The most politically active of Hispanics of southern Florida are refugees from Cuba. Or sons and daughters, by now grandchildren, of men who fought against Castro and escaped to Florida. It's a powerful and very vocal group and it votes. I'm sure Senator Helms knew that he was giving a helping hand to the limping Senator Dole when he dreamed up this amazing bill, The Helms-Burton bill, which would punish all the foreign countries that do business with Cuba and proposes to forbid entry to the United States of certain companies and their members that use formerly American property that was confiscated by Castro. That proposal has outraged Europeans, and Canadians and Mexicans, more than anything. So what is the president to do?
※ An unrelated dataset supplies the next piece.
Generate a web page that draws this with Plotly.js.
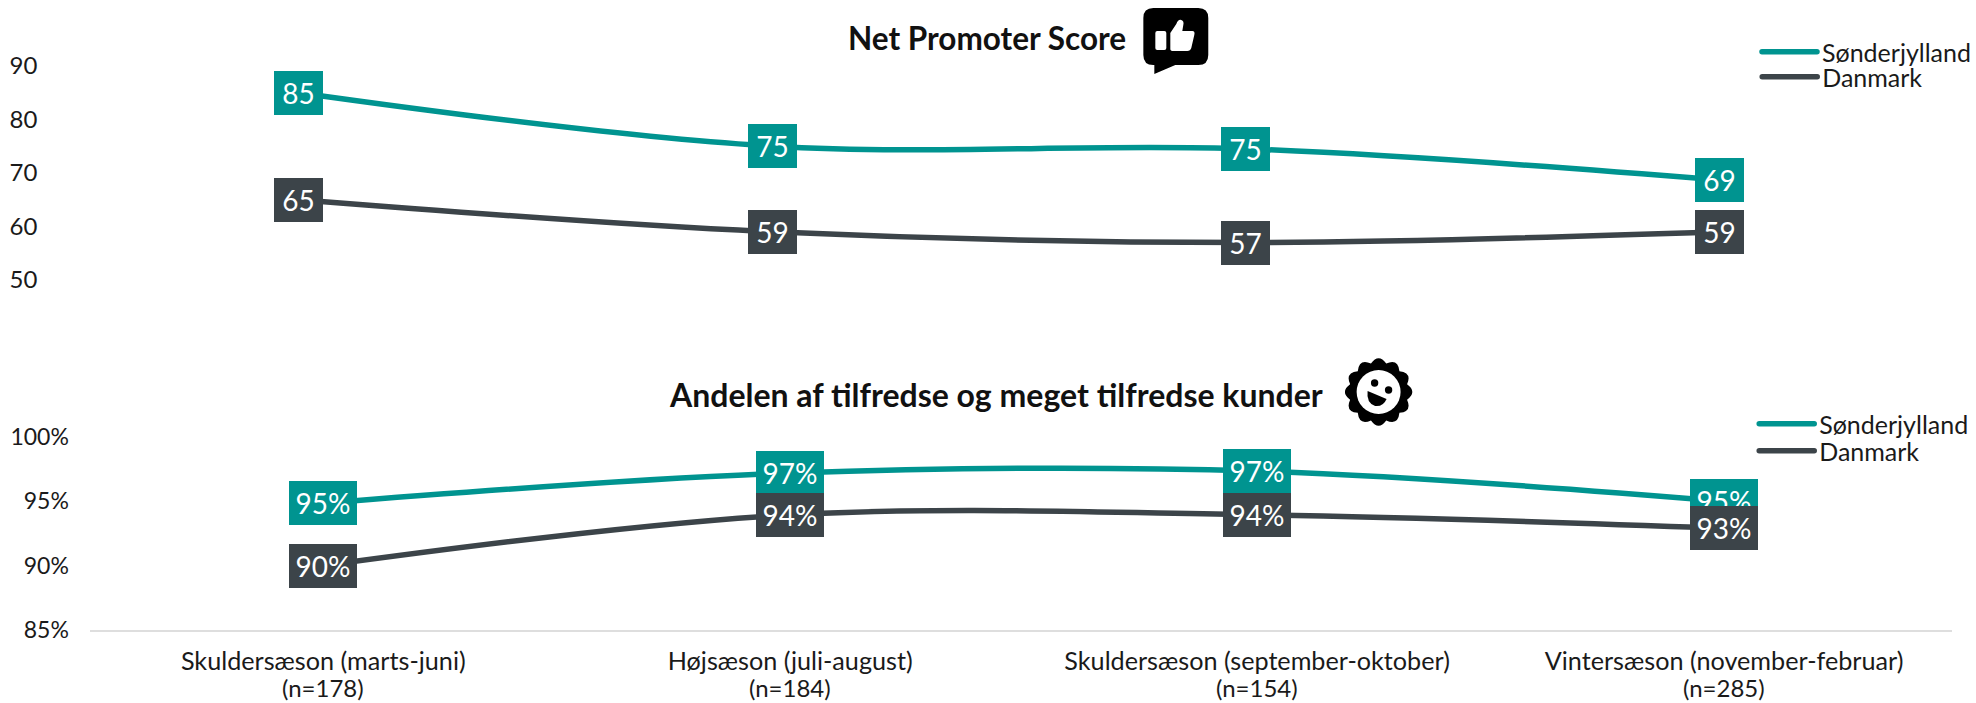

He once denounced this bill and then signed it, when I suspect the effect on Florida's Hispanic voters was pointed out. I don't think the president anticipated the noise of the outcry in Europe. So what to do? How to get the best of both worlds?

He's decided to postpone enactment of the confiscated property clause for six months. By which time the election will be over. And if he gets back in, he can then, I guess, veto the whole bill. However, for journalists looking for real, deep motives, I wonder if Senator Helms thought up his bill after he heard that Fidel Castro has given up cigars.